The influential figure picked up a knock after coming on for the final stages of Spain’s recent World Cup qualifying win over Kosovo. He is chasing down his national cap record. It would be a scandal if it were not so ridiculous.
The problem may have arisen on international duty but in truth it is Real Madrid’s cross to bear. Los Blancos’ horrendous treatment room record has extended far beyond ‘bad luck’ – if indeed there is such a thing – and into an area that needs serious internal investigation.

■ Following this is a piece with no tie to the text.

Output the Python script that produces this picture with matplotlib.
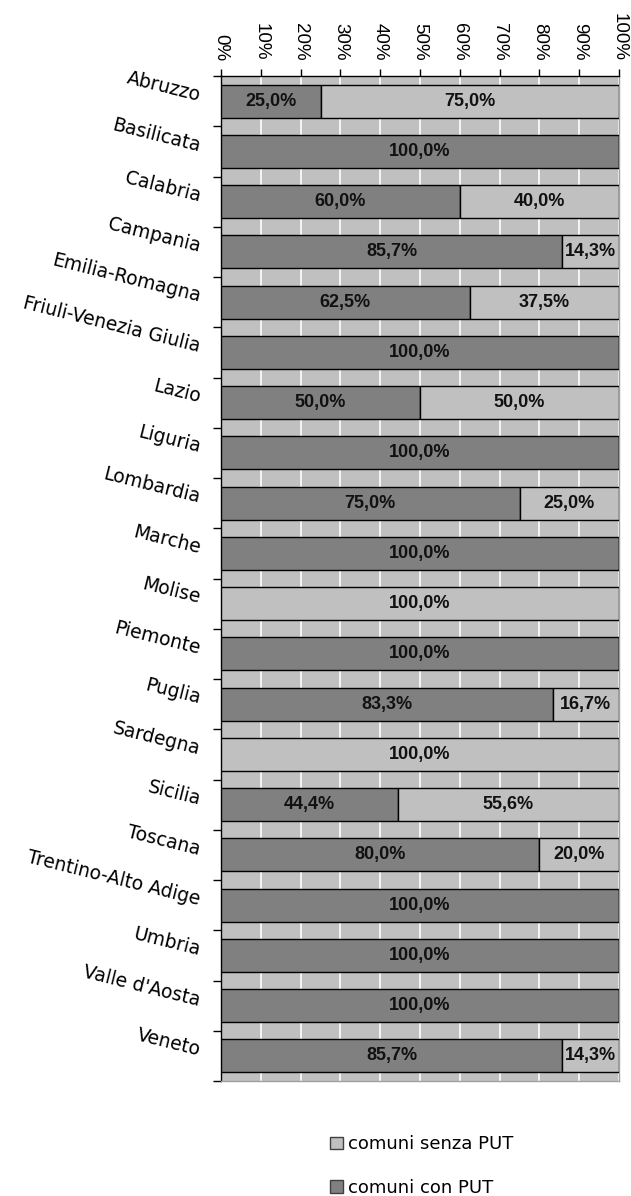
import matplotlib
matplotlib.use("Agg")
import matplotlib.pyplot as plt
from matplotlib.patches import Patch
import numpy as np

regions = ["Abruzzo", "Basilicata", "Calabria", "Campania", "Emilia-Romagna",
           "Friuli-Venezia Giulia", "Lazio", "Liguria", "Lombardia", "Marche",
           "Molise", "Piemonte", "Puglia", "Sardegna", "Sicilia", "Toscana",
           "Trentino-Alto Adige", "Umbria", "Valle d'Aosta", "Veneto"]
con_put = [25.0, 100.0, 60.0, 85.7, 62.5, 100.0, 50.0, 100.0, 75.0, 100.0,
           0.0, 100.0, 83.3, 0.0, 44.4, 80.0, 100.0, 100.0, 100.0, 85.7]
senza_put = [75.0, 0.0, 40.0, 14.3, 37.5, 0.0, 50.0, 0.0, 25.0, 0.0,
             100.0, 0.0, 16.7, 100.0, 55.6, 20.0, 0.0, 0.0, 0.0, 14.3]
xticks = [0, 10, 20, 30, 40, 50, 60, 70, 80, 90, 100]

dark = "#808080"
light = "#c0c0c0"

valfont = dict(family=["Liberation Sans", "DejaVu Sans"], weight="bold", size=13, color="#111111")

fig = plt.figure(figsize=(6.31, 11.96), dpi=100)
ax = fig.add_axes([221/631, 1 - 1081/1196, 398/631, (1081 - 76)/1196])
ax.set_facecolor(light)

y = np.arange(len(regions))
h = 0.66
ax.barh(y, con_put, height=h, color=dark, edgecolor="black", linewidth=1.0, zorder=3)
ax.barh(y, senza_put, left=con_put, height=h, color=light, edgecolor="black", linewidth=1.0, zorder=3)

for i in range(len(regions)):
    if con_put[i] > 0:
        ax.text(con_put[i] / 2, y[i], f"{con_put[i]:.1f}%".replace(".", ","),
                ha="center", va="center", zorder=5, **valfont)
    if senza_put[i] > 0:
        ax.text(con_put[i] + senza_put[i] / 2, y[i], f"{senza_put[i]:.1f}%".replace(".", ","),
                ha="center", va="center", zorder=5, clip_on=False, **valfont)

ax.set_xlim(0, 100)
ax.set_ylim(len(regions) - 0.5, -0.5)

# x axis on top
ax.xaxis.tick_top()
ax.set_xticks(xticks)
ax.set_xticklabels([f"{v}%" for v in xticks], rotation=-90,
                   family=["Liberation Sans", "DejaVu Sans"], fontsize=13.5)
ax.tick_params(axis="x", which="major", direction="out", length=5, width=1, pad=6, color="black")
ax.grid(axis="x", color="white", linewidth=1.2, zorder=1)
ax.set_axisbelow(True)

# y axis
ax.set_yticks(y)
ax.set_yticklabels(regions, rotation=-14, ha="right", va="baseline",
                   family="DejaVu Sans", fontsize=13.5, rotation_mode="anchor")
ax.tick_params(axis="y", which="major", length=0, pad=16)
ax.set_yticks(np.arange(-0.5, len(regions), 1.0), minor=True)
ax.tick_params(axis="y", which="minor", direction="out", length=6, width=1, color="black")

for s in ["left", "top"]:
    ax.spines[s].set_color("black")
    ax.spines[s].set_linewidth(1.0)
for s in ["right", "bottom"]:
    ax.spines[s].set_color("#a0a0a0")
    ax.spines[s].set_linewidth(1.0)

handles = [Patch(facecolor=light, edgecolor="#404040", linewidth=1.0),
           Patch(facecolor=dark, edgecolor="#404040", linewidth=1.0)]
fig.legend(handles, ["comuni senza PUT", "comuni con PUT"],
           loc="upper left", bbox_to_anchor=(314/631, 1 - 1119/1196),
           frameon=False, handlelength=0.7, handleheight=0.7, handletextpad=0.3,
           labelspacing=1.4, prop=dict(family="DejaVu Sans", size=13))

fig.savefig("out.png", dpi=100, facecolor="white")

All teams have been pushed to the limit by the restructured calendar and the intensity of the schedule. They’ve all had to adapt and assess new methods and innovative technologies to protect their players. But whatever is happening inside Madrid, they are doing it wrong.
44 injuries, and counting
Marca recently reported a total of 41 injuries and there have been further problems for Ramos, Eden Hazard and Dani Carvajal since. Impact injuries can largely be avoided but 80% of this total have been muscle related. This is double that of Atletico Madrid and 12 more than Barcelona. And no, contrary to some reports, muscle problems aren’t ‘part of the game’ and it’s naive to think so – there’s a clear load problem that isn’t being addressed.

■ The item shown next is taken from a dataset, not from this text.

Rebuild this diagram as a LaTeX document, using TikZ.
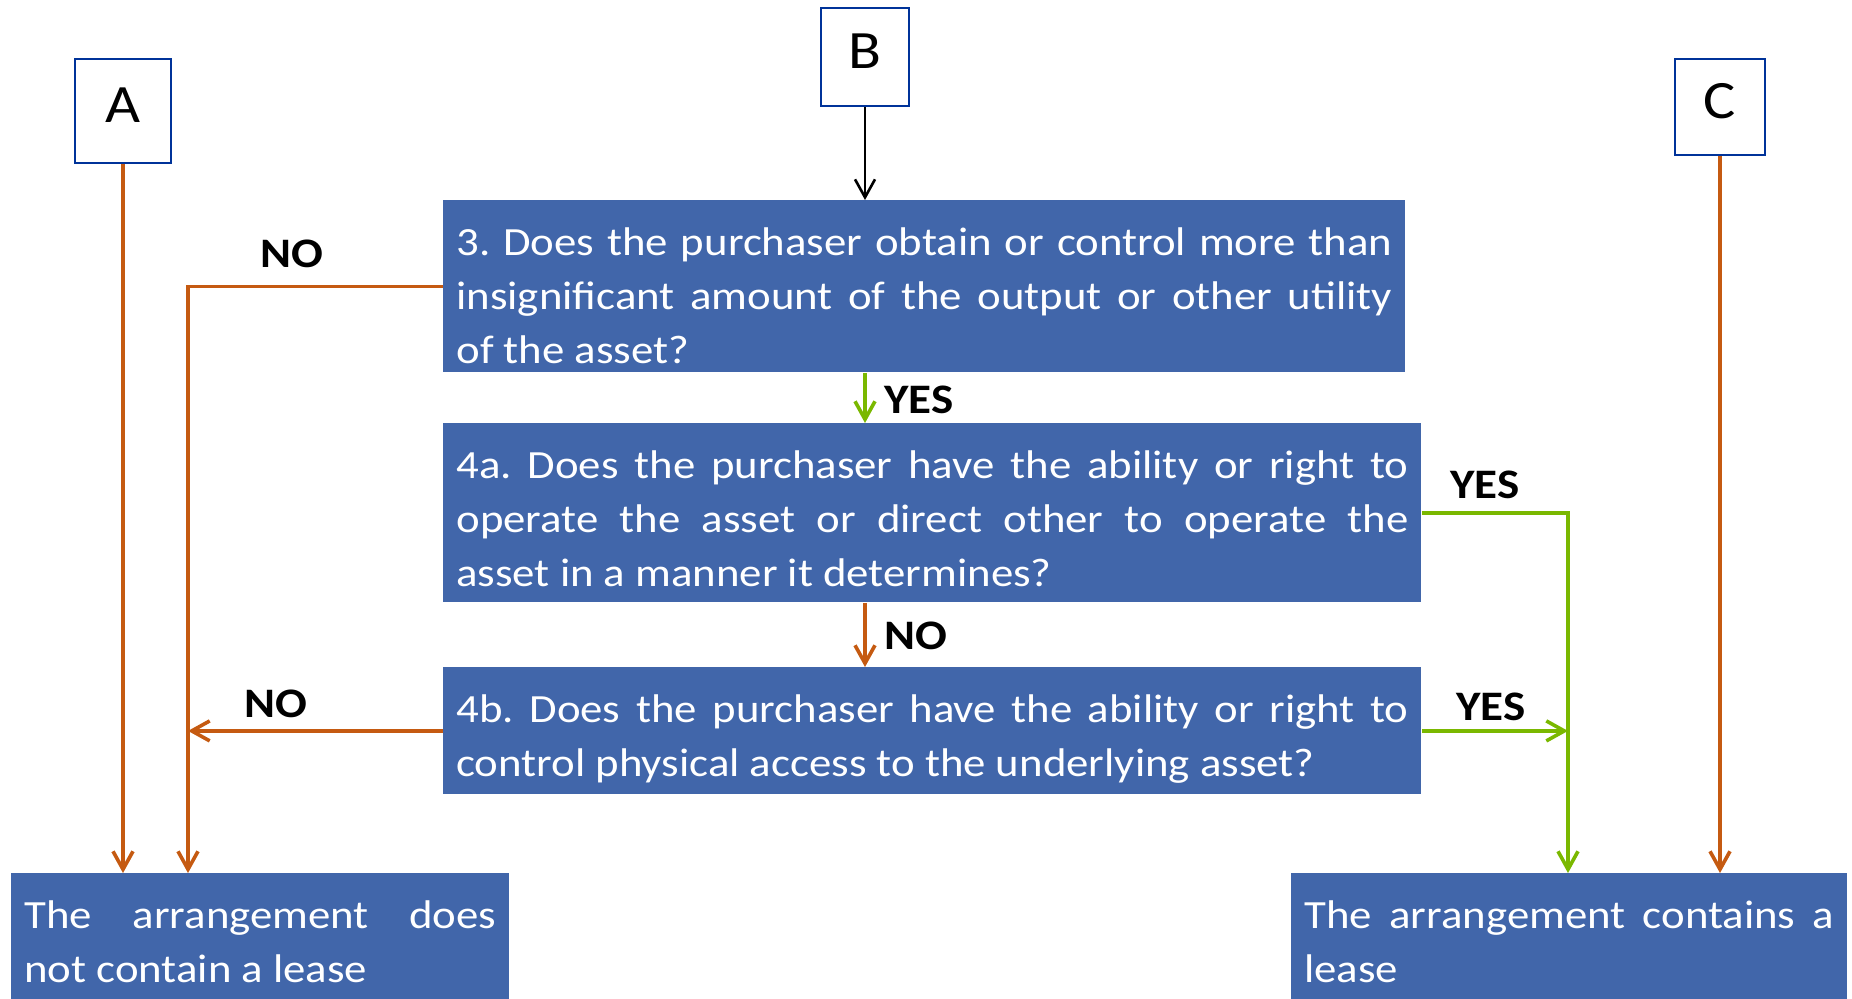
\documentclass[tikz,border=0pt]{standalone}
\usepackage{fontspec}
\setmainfont{Carlito}[FakeStretch=1.12]
\usepackage{tikz}
\usetikzlibrary{arrows.meta}
\frenchspacing
\hyphenpenalty=10000
\exhyphenpenalty=10000
\tikzstyle{chart} = [x = .5pt, y = -.5pt]
\definecolor{boxBlue}{RGB}{65,102,170}
\definecolor{frameBlue}{RGB}{0,51,153}
\definecolor{noColor}{RGB}{197,90,17}
\definecolor{yesColor}{RGB}{122,184,0}
\newcommand{\boxFont}{\fontsize{20pt}{27pt}\selectfont}
\newcommand{\topStrut}{\rule{0pt}{27.5pt}}
\newcommand{\bottomStrut}[1]{\rule[-#1]{0pt}{0pt}}
\tikzstyle{questionStyle} = [fill=boxBlue, text=white, anchor=north west, inner xsep=6.5pt, inner ysep=0pt, align=justify, font=\boxFont]
\tikzstyle{letterStyle} = [draw=frameBlue, line width=1pt, fill=white, font=\fontsize{27pt}{32pt}\selectfont, text height=17.5pt, text depth=6.5pt]
\tikzstyle{answerText} = [font=\fontsize{21pt}{25pt}\selectfont\bfseries]
\tikzstyle{noLine} = [color=noColor, line width=1.8pt, -{Straight Barb[length=9pt, width=10pt]}]
\tikzstyle{yesLine} = [color=yesColor, line width=1.8pt, -{Straight Barb[length=9pt, width=10pt]}]
\tikzstyle{startLine} = [color=black, line width=1.3pt, -{Straight Barb[length=9pt, width=10pt]}]
\newcommand{\questionBox}[5]{\node [questionStyle, text width = #3] (#1) at (#2) {\topStrut #5\bottomStrut{#4}};}
\newcommand{\letterBox}[5]{\node [letterStyle, minimum width = #3, minimum height = #4] (#1) at (#2) {#5};}

\begin{document}
\begin{tikzpicture}[chart]
  \useasboundingbox (0,0) rectangle (1852,998);
  \letterBox{letterA}{123,111}{48pt}{52pt}{A}
  \letterBox{letterB}{865,57}{44pt}{49pt}{B}
  \letterBox{letterC}{1720,107}{45pt}{48pt}{C}
  \questionBox{qThree}{443,200}{468pt}{4.5pt}{3. Does the purchaser obtain or control more than\linebreak insignificant amount of the output or other utility\linebreak of the asset?}
  \questionBox{qFourA}{443,423}{476pt}{8pt}{4a. Does the purchaser have the ability or right to\linebreak operate the asset or direct other to operate the\linebreak asset in a manner it determines?}
  \questionBox{qFourB}{443,667}{476pt}{9pt}{4b. Does the purchaser have the ability or right to\linebreak control physical access to the underlying asset?}
  \questionBox{leaseNo}{11,873}{236pt}{12pt}{The arrangement does\linebreak not contain a lease}
  \questionBox{leaseYes}{1291,873}{265pt}{12pt}{The arrangement contains a\linebreak lease}
  \coordinate (noLane) at (188,0);
  \coordinate (yesLane) at (1568,0);
  \draw [startLine] (letterB.south) -- (letterB.south |- qThree.north);
  \draw [yesLine] (letterB.south |- qThree.south) -- (letterB.south |- qFourA.north);
  \draw [noLine] (letterB.south |- qFourA.south) -- (letterB.south |- qFourB.north);
  \draw [noLine] (letterA.south) -- (letterA.south |- leaseNo.north);
  \draw [noLine] (letterC.south) -- (letterC.south |- leaseYes.north);
  \draw [noLine] (qThree.west) -| (noLane |- leaseNo.north);
  \draw [noLine] (qFourB.west) -- (noLane |- qFourB.west);
  \draw [yesLine] (qFourA.east) -| (yesLane |- leaseYes.north);
  \draw [yesLine] (qFourB.east) -- (yesLane |- qFourB.east);
  \node [answerText] (noThree) at (292,254) {NO};
  \node [answerText] (yesThree) at (919,400) {YES};
  \node [answerText] (noFourA) at (916,636) {NO};
  \node [answerText] (yesFourA) at (1485,485) {YES};
  \node [answerText] (noFourB) at (276,704) {NO};
  \node [answerText] (yesFourB) at (1491,707) {YES};
\end{tikzpicture}
\end{document}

“I don’t understand. There are a lot of injuries, I’m worried. When I lose a player, as a coach it bothers me. It’s a relapse.”Zinedine Zidane
Zinedine Zidane said last month: “I don’t understand. There are a lot of injuries, I’m worried. When I lose a player, as a coach it bothers me. It’s a relapse.”

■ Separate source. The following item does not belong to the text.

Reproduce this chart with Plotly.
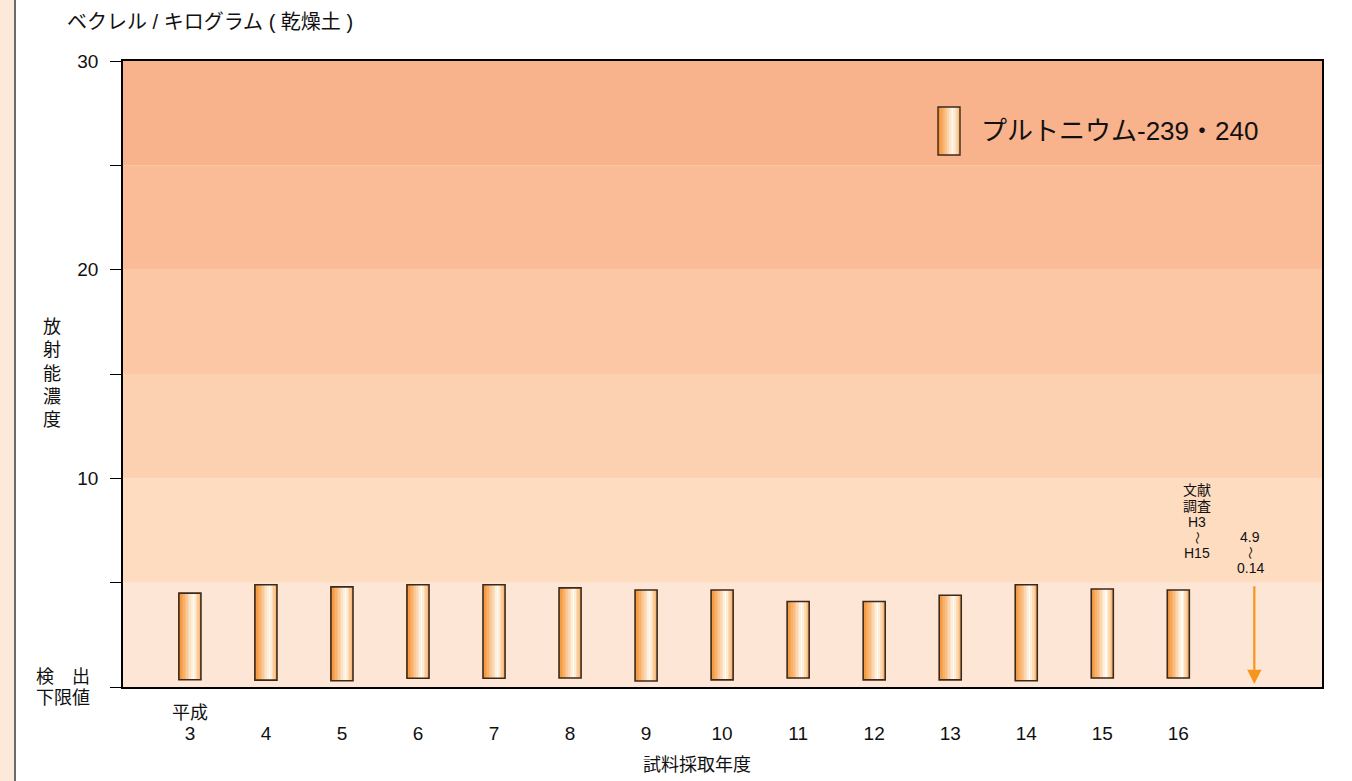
import plotly.graph_objects as go

# Sampling fiscal years (Heisei era) and Pu-239/240 concentration range per year
years = ["3", "4", "5", "6", "7", "8", "9", "10", "11", "12", "13", "14", "15", "16"]
pu_max = [4.5, 4.9, 4.8, 4.9, 4.9, 4.75, 4.65, 4.65, 4.1, 4.1, 4.4, 4.9, 4.7, 4.65]
pu_min = [0.35, 0.33, 0.30, 0.42, 0.42, 0.43, 0.29, 0.34, 0.43, 0.34, 0.34, 0.30, 0.43, 0.43]

# Literature survey range (H3 - H15)
lit_max = 4.9
lit_min = 0.14

y_ticks = [0, 5, 10, 15, 20, 25, 30]
y_ticktext = ["", "", "10", "", "20", "", "30"]

band_edges = [0, 5, 10, 15, 20, 25, 30]
band_colors = ["#fde6d5", "#fddcc0", "#fcd1b2", "#fbc7a5", "#fabc97", "#f9b38c"]

W, H = 1352, 781
L, R, T, B = 123, 30, 61, 94
plot_w = W - L - R
FONT = "Liberation Sans, Noto Sans CJK JP, Arial, sans-serif"
TXT = "#111111"

xs = list(range(len(years)))
lit_x = len(years)
bar_w = 0.29

# horizontal gradient for the cylinder-like bars
stops = [(0.0, (242, 138, 38)), (0.3, (249, 185, 120)), (0.68, (255, 252, 245)), (1.0, (248, 178, 105))]


def grad(t):
    for (t0, c0), (t1, c1) in zip(stops[:-1], stops[1:]):
        if t0 <= t <= t1:
            f = (t - t0) / (t1 - t0)
            return "rgb(%d,%d,%d)" % tuple(round(a + (b - a) * f) for a, b in zip(c0, c1))
    return "rgb(%d,%d,%d)" % stops[-1][1]


N = 14
heights = [hi - lo for hi, lo in zip(pu_max, pu_min)]
fig = go.Figure()
for i in range(N):
    fig.add_trace(go.Bar(
        x=xs, y=heights, base=pu_min,
        width=bar_w / N * 1.08, offset=-bar_w / 2 + i * bar_w / N,
        marker=dict(color=grad((i + 0.5) / N), line=dict(width=0)),
        showlegend=False, hoverinfo="skip",
    ))
# outline
fig.add_trace(go.Bar(
    x=xs, y=heights, base=pu_min, width=bar_w,
    marker=dict(color="rgba(0,0,0,0)", line=dict(color="#3b2a1c", width=1.6)),
    showlegend=False, hovertemplate="%{base:.2f}–%{y:.2f}<extra></extra>",
))

fig.update_layout(barmode="overlay")

shapes = []
# background concentration bands
for (lo, hi), c in zip(zip(band_edges[:-1], band_edges[1:]), band_colors):
    shapes.append(dict(type="rect", xref="paper", yref="y", x0=0, x1=1, y0=lo, y1=hi,
                       fillcolor=c, line=dict(width=0), layer="below"))


def px_x(p):
    return (p - L) / plot_w


def px_y(p):
    return (H - B - p) / (H - T - B)


# page strip on the left edge
shapes.append(dict(type="rect", xref="paper", yref="paper", x0=px_x(0), x1=px_x(14),
                   y0=px_y(H), y1=px_y(0), fillcolor="#fde9d9", line=dict(width=0), layer="below"))
shapes.append(dict(type="line", xref="paper", yref="paper", x0=px_x(15), x1=px_x(15),
                   y0=px_y(H), y1=px_y(0), line=dict(color="#6b6b6b", width=2)))

# legend swatch
lx0, lx1, ly0, ly1 = 938, 960, 107, 155
M = 10
for i in range(M):
    shapes.append(dict(type="rect", xref="paper", yref="paper",
                       x0=px_x(lx0 + (lx1 - lx0) * i / M), x1=px_x(lx0 + (lx1 - lx0) * (i + 1) / M + 0.3),
                       y0=px_y(ly1), y1=px_y(ly0), fillcolor=grad((i + 0.5) / M), line=dict(width=0)))
shapes.append(dict(type="rect", xref="paper", yref="paper", x0=px_x(lx0), x1=px_x(lx1),
                   y0=px_y(ly1), y1=px_y(ly0), fillcolor="rgba(0,0,0,0)",
                   line=dict(color="#3b2a1c", width=1.4)))

ann = []


def text(x, y, s, size=18, xanchor="center", yanchor="middle", align="center", angle=0):
    ann.append(dict(xref="paper", yref="paper", x=px_x(x), y=px_y(y), text=s, showarrow=False,
                    xanchor=xanchor, yanchor=yanchor, align=align, textangle=angle,
                    font=dict(family=FONT, size=size, color=TXT)))


text(65, 22, "ベクレル / キログラム ( 乾燥土 )", size=20, xanchor="left")
for k, ch in enumerate("放射能濃度"):
    text(52, 327 + k * 23.3, ch, size=18)
text(34, 677, "検　出", size=18, xanchor="left")
text(34, 698, "下限値", size=18, xanchor="left")
text(190, 713, "平成", size=18)
text(697, 765, "試料採取年度", size=18)
text(979, 131, "プルトニウム-239・240", size=26, xanchor="left")

# literature survey note
for s, yy in [("文献", 490), ("調査", 506), ("H3", 522), ("H15", 553)]:
    text(1197, yy, s, size=14)
text(1197, 537.5, "〜", size=13, angle=90)
for s, yy in [("4.9", 537), ("0.14", 568)]:
    text(1250, yy, s, size=14)
text(1250, 552.5, "〜", size=13, angle=90)

# literature survey range arrow
ann.append(dict(x=lit_x, y=lit_min, ax=lit_x, ay=lit_max, xref="x", yref="y", axref="x", ayref="y",
                text="", showarrow=True, arrowhead=2, arrowsize=1.3, arrowwidth=2.2,
                arrowcolor="#f7941d"))

fig.update_layout(
    width=W, height=H,
    margin=dict(l=L, r=R, t=T, b=B),
    paper_bgcolor="white", plot_bgcolor="white",
    shapes=shapes, annotations=ann,
    font=dict(family=FONT, size=18, color=TXT),
    showlegend=False,
    xaxis=dict(
        range=[-0.88, 14.89], tickmode="array", tickvals=xs, ticktext=years,
        ticks="", showgrid=False, zeroline=False, showline=True, linecolor="black",
        linewidth=1.5, mirror=True, ticklabelstandoff=28,
        tickfont=dict(family=FONT, size=19, color=TXT), fixedrange=True,
    ),
    yaxis=dict(
        range=[0, 30], tickmode="array", tickvals=y_ticks, ticktext=y_ticktext,
        ticks="outside", ticklen=11, tickwidth=1, tickcolor="black",
        showgrid=False, zeroline=False, showline=True, linecolor="black",
        linewidth=1.5, mirror=True, ticklabelstandoff=8,
        tickfont=dict(family=FONT, size=19, color=TXT), fixedrange=True,
    ),
)

fig.write_html("out.html")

But Zidane himself is an antagonist here. He has a core group that he trusts and would play every week if he could. Granted, the club brought no-one in last summer – a novelty in itself – but Zidane sanctioned the sale of a number of fringe players, while others are either jettisoned (Martin Odegaard) or barely used at all (Isco).
Therefore Zidane has a core group, potentially being rushed back before they are ready. Ramos, Carvajal and Hazard have each had four different spells out. And surely this must be the main priority within the club, ahead of a transfer window where most Madridistas will expect movement, potentially a Galactico, with Kylian Mbappe and Erling Haaland perennially linked.
But, as shown with Hazard, what’s the point in spending money if there’s no guarantee the players can play?
Over 150 matchdays have been lost this season. This is a gigantic problem still largely being undersold and given the fine margins at this stage of the season, with Madrid still competing in La Liga and the Champions League, the ability (or lack of) to keep their athletes fit could be their undoing.
So they can chase down Haaland and Mbappe all they like, but this kind of behaviour in football is increasingly a false economy. Sorting out the fitness of their first team should be the main priority in the Spanish capital this summer.